What exactly makes a force conservative?

All fundamental forces are conservatives and I would say that this is a postulate. Fundamental physics is constructed in such way that there is a quantity called energy which can be assigned to every possible state. If any fundamental process seems to violate conservation of energy we nowadays believe that there are some states, processes or even interactions that we are missing to take into account. Once we are able to take into account every state and interaction, the system and its interactions are conservative.

On the other hand, at macroscopic level, most of times we are not able to describe the system in terms of fundamental forces. We need to replace the zillions of coupled equations describing the dynamics of the system by a single equation or force, which we shall call effective, and which can describe the macroscopic results we observe. However, in this process we may miss many of the states and processes occurring such that we are no longer able to keep track of the mechanical energy balance. Energy balance would fail unless we consider other forms of energy, such as heat, which is also an effective quantity. A classic example is friction. We are not able to describe two macroscopic surfaces interacting in terms of every microscopic particle participating in the process. So we forget about it and assume there is an effective force called friction. Mechanical energy balance fails and we need to assume that the effective missing energy is present in the form of heat. That is why friction is non conservative. Another example is that of an time varying potential. It is only non conservative because we are effectively replacing a large, with many particles and closed system by one small, with few particles under external interaction. There is something that we are not able to keep track whose effect is the same as of a time varying potential.


As you know, energy is always conserved.

When we talk of a force being non-conservative, it means that the force is operating within a system from which energy is allowed to escape.

Perhaps the most common example of this is a system where work is being done in the presence of friction. We talk of work being useful or not and that defines a parameter of our system. Non-useful work, in the form of work that generates heat instead of mechanical action, falls outside of our system, so it is "lost". Thus, that force is non-conservative.

In short, non-conservative forces are an emergent property of systems that define a boundary for energy transfers under consideration. Conservative forces transfer energy within the system. Non-conservative forces transfer energy out of (or, indeed, into) the system.


This might seem like a restatement of the definition of conservative and non-conservative forces but I think it sheds some light on what exactly makes a force conservative or otherwise.

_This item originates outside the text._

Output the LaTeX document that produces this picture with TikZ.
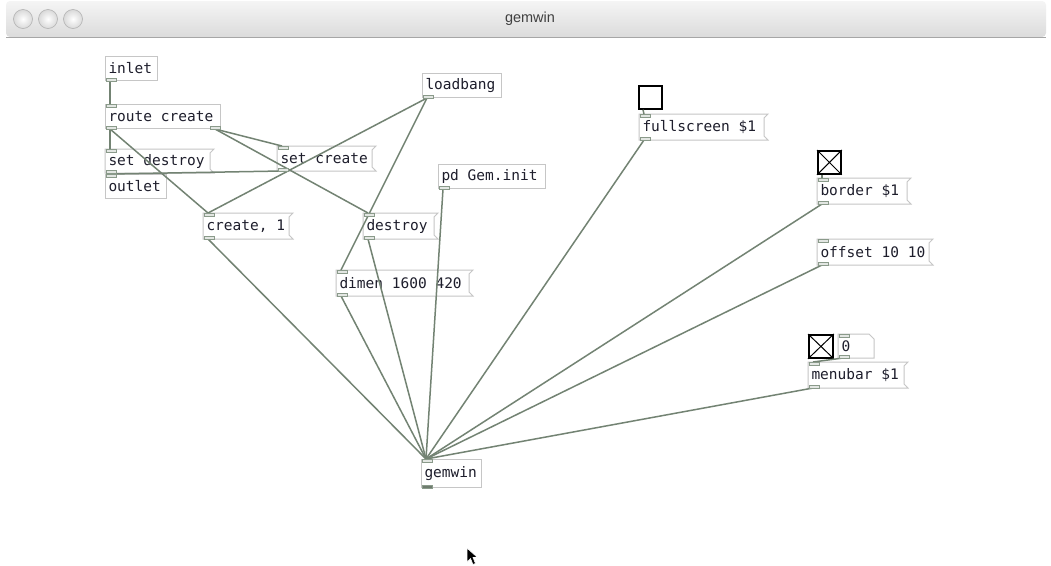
\documentclass[tikz,border=0pt]{standalone}
\usepackage{fontspec}
\setmonofont{DejaVu Sans Mono}
\setsansfont{Liberation Sans}
\usetikzlibrary{calc,shadings}
\definecolor{wirec}{HTML}{738373}
\definecolor{boxc}{HTML}{C6C6C6}
\definecolor{portc}{HTML}{8A9A8A}
\definecolor{txt}{HTML}{1E1E2C}
\newcommand\bx[2]{\makebox[#1pt][l]{#2}}
\newcommand\msgshape[1]{%
  \filldraw[boxline] (#1.north west) -- ($(#1.north east)+(4,0)$) -- ($(#1.north east)+(0,4)$)
    -- ($(#1.south east)+(0,-4)$) -- ($(#1.south east)+(4,0)$) -- (#1.south west) -- cycle;}
\newcommand\inport[1]{\draw[port] ($(#1.north west)+(1,0)$) rectangle ($(#1.north west)+(11,3)$);}
\newcommand\outport[1]{\draw[port] ($(#1.south west)+(1,-3)$) rectangle ($(#1.south west)+(11,0)$);}
\newcommand\outportR[1]{\draw[port] ($(#1.south east)+(-11,-3)$) rectangle ($(#1.south east)+(-1,0)$);}
\newcommand\wire[2]{\draw[wire] ($(#1.south west)+(5,0)$) -- ($(#2.north west)+(5,0)$);}
\newcommand\wireR[2]{\draw[wire] ($(#1.south east)+(-6,0)$) -- ($(#2.north west)+(5,0)$);}
\begin{document}
\begin{tikzpicture}[x=1pt,y=-1pt,
  boxline/.style={draw=boxc,line width=1pt,fill=white},
  obj/.style={draw=boxc,line width=1pt,fill=white,anchor=north west,minimum height=24,
    inner xsep=3,inner ysep=0,font=\ttfamily\fontsize{14.5}{15}\selectfont,text=txt},
  msgn/.style={obj,draw=none,fill=none},
  wire/.style={draw=wirec,line width=1.5pt},
  port/.style={draw=portc,fill=portc!25,line width=0.8pt},
  tgl/.style={draw=black,line width=1.8pt,fill=white,anchor=north west,
    minimum width=23,minimum height=23,inner sep=0},
  light/.style={draw=gray!60,line width=0.6pt,inner color=white,outer color=gray!30}]
\useasboundingbox (0,0) rectangle (1051,565);
\fill[white] (0,0) rectangle (1051,565);
% title bar
\shade[top color=gray!8,bottom color=gray!28,rounded corners=4pt] (6,1) rectangle (1046,37);
\draw[gray!70,line width=1pt] (6,37) -- (1046,37);
\shade[light] (23,19) circle (9.5);
\shade[light] (48,19) circle (9.5);
\shade[light] (73,19) circle (9.5);
\node[font=\sffamily\fontsize{14.5}{15}\selectfont,text=black!75] (title) at (530,19) {gemwin};

% objects
\node[obj] (inlet) at (105,56) {\bx{46}{inlet}};
\node[obj] (route) at (105,104) {\bx{109}{route create}};
\node[msgn,minimum height=23] (setd) at (105,149) {\bx{98}{set destroy}};
\node[obj] (outlet) at (105,174) {\bx{55}{outlet}};
\node[msgn] (setc) at (277,146) {\bx{88}{set create}};
\node[obj] (loadbang) at (422,73) {\bx{73}{loadbang}};
\node[obj] (geminit) at (438,164) {\bx{101}{pd Gem.init}};
\node[msgn,minimum height=25] (create) at (203,213) {\bx{79}{create, 1}};
\node[msgn,minimum height=25] (destroy) at (363,213) {\bx{64}{destroy}};
\node[msgn,minimum height=25] (dimen) at (336,270) {\bx{126}{dimen 1600 420}};
\node[tgl] (t1) at (638,85) {};
\node[msgn,minimum height=25] (full) at (639,114) {\bx{118}{fullscreen \$1}};
\node[tgl] (t2) at (817,150) {};
\node[msgn,minimum height=25] (border) at (817,178) {\bx{83}{border \$1}};
\node[msgn,minimum height=25] (offset) at (817,239) {\bx{105}{offset 10 10}};
\node[tgl,minimum width=24] (t3) at (808,334) {};
\node[msgn,minimum height=23] (num) at (838,334) {\bx{29}{0}};
\node[msgn,minimum height=25] (menubar) at (808,362) {\bx{89}{menubar \$1}};
\node[obj,minimum height=28] (gemwin) at (421,459) {\bx{54}{gemwin}};

% message shapes, then their texts again on top
\foreach \m in {setd,setc,create,destroy,dimen,full,border,offset,menubar}{\msgshape{\m}}
\filldraw[boxline] (num.north west) -- ($(num.north east)+(-5,0)$) -- ($(num.north east)+(0,5)$)
  -- (num.south east) -- (num.south west) -- cycle;
\node[msgn,minimum height=23] at (setd.north west) {\bx{98}{set destroy}};
\node[msgn] at (setc.north west) {\bx{88}{set create}};
\node[msgn,minimum height=25] at (create.north west) {\bx{79}{create, 1}};
\node[msgn,minimum height=25] at (destroy.north west) {\bx{64}{destroy}};
\node[msgn,minimum height=25] at (dimen.north west) {\bx{126}{dimen 1600 420}};
\node[msgn,minimum height=25] at (full.north west) {\bx{118}{fullscreen \$1}};
\node[msgn,minimum height=25] at (border.north west) {\bx{83}{border \$1}};
\node[msgn,minimum height=25] at (offset.north west) {\bx{105}{offset 10 10}};
\node[msgn,minimum height=23] at (num.north west) {\bx{29}{0}};
\node[msgn,minimum height=25] at (menubar.north west) {\bx{89}{menubar \$1}};

% toggles X
\draw[black,line width=1pt] (t2.north west) -- (t2.south east) (t2.north east) -- (t2.south west);
\draw[black,line width=1pt] (t3.north west) -- (t3.south east) (t3.north east) -- (t3.south west);

% wires
\wire{inlet}{route}
\wire{route}{setd}
\wire{route}{create}
\wireR{route}{setc}
\wireR{route}{destroy}
\wire{setd}{outlet}
\wire{setc}{outlet}
\wire{loadbang}{create}
\wire{loadbang}{dimen}
\wire{geminit}{gemwin}
\wire{create}{gemwin}
\wire{destroy}{gemwin}
\wire{dimen}{gemwin}
\wire{t1}{full}
\wire{full}{gemwin}
\wire{t2}{border}
\wire{border}{gemwin}
\wire{offset}{gemwin}
\wire{num}{menubar}
\wire{menubar}{gemwin}

% ports
\outport{inlet}
\inport{route}\outport{route}\outportR{route}
\inport{setd}\outport{setd}
\inport{outlet}
\inport{setc}\outport{setc}
\outport{loadbang}
\outport{geminit}
\inport{create}\outport{create}
\inport{destroy}\outport{destroy}
\inport{dimen}\outport{dimen}
\inport{full}\outport{full}
\inport{border}\outport{border}
\inport{offset}\outport{offset}
\inport{num}\outport{num}
\inport{menubar}\outport{menubar}
\inport{gemwin}
\draw[port,fill=portc!80!black] ($(gemwin.south west)+(1,-3)$) rectangle ($(gemwin.south west)+(11,0)$);

% mouse pointer
\filldraw[black,draw=white,line width=0.6pt] (467,548) -- (467,562) -- (470.5,558.5) -- (473,564.5)
  -- (475.5,563.5) -- (473,557.5) -- (477.5,557.5) -- cycle;
\end{tikzpicture}
\end{document}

One first must realize that forces are mediated by fields (well, more precisely by the exchange of virtual particles, but let's keep it all classical for the sake of simplicity and the fact that I don't understand QFT ;)). Now, it might have been presented to you that fields are just mathematical fictions used to do calculations but they are just as real as anything else. They themselves contain momentum, energy, angular momentum, everything.

Now, the action of a force on a particle is really just the interaction of the particle with the field. It might happen that the nature of the interaction between the field and the particle is of such a nature that when the particle goes in a complete loop, the energy that the field has transferred to the particle is exactly zero. In such a case, we call the field to be conservative. If the particle comes back to the position in which it earlier was but during the process, the field has taken away some energy from it or has given some energy to it then we call that force-field to be non-conservative.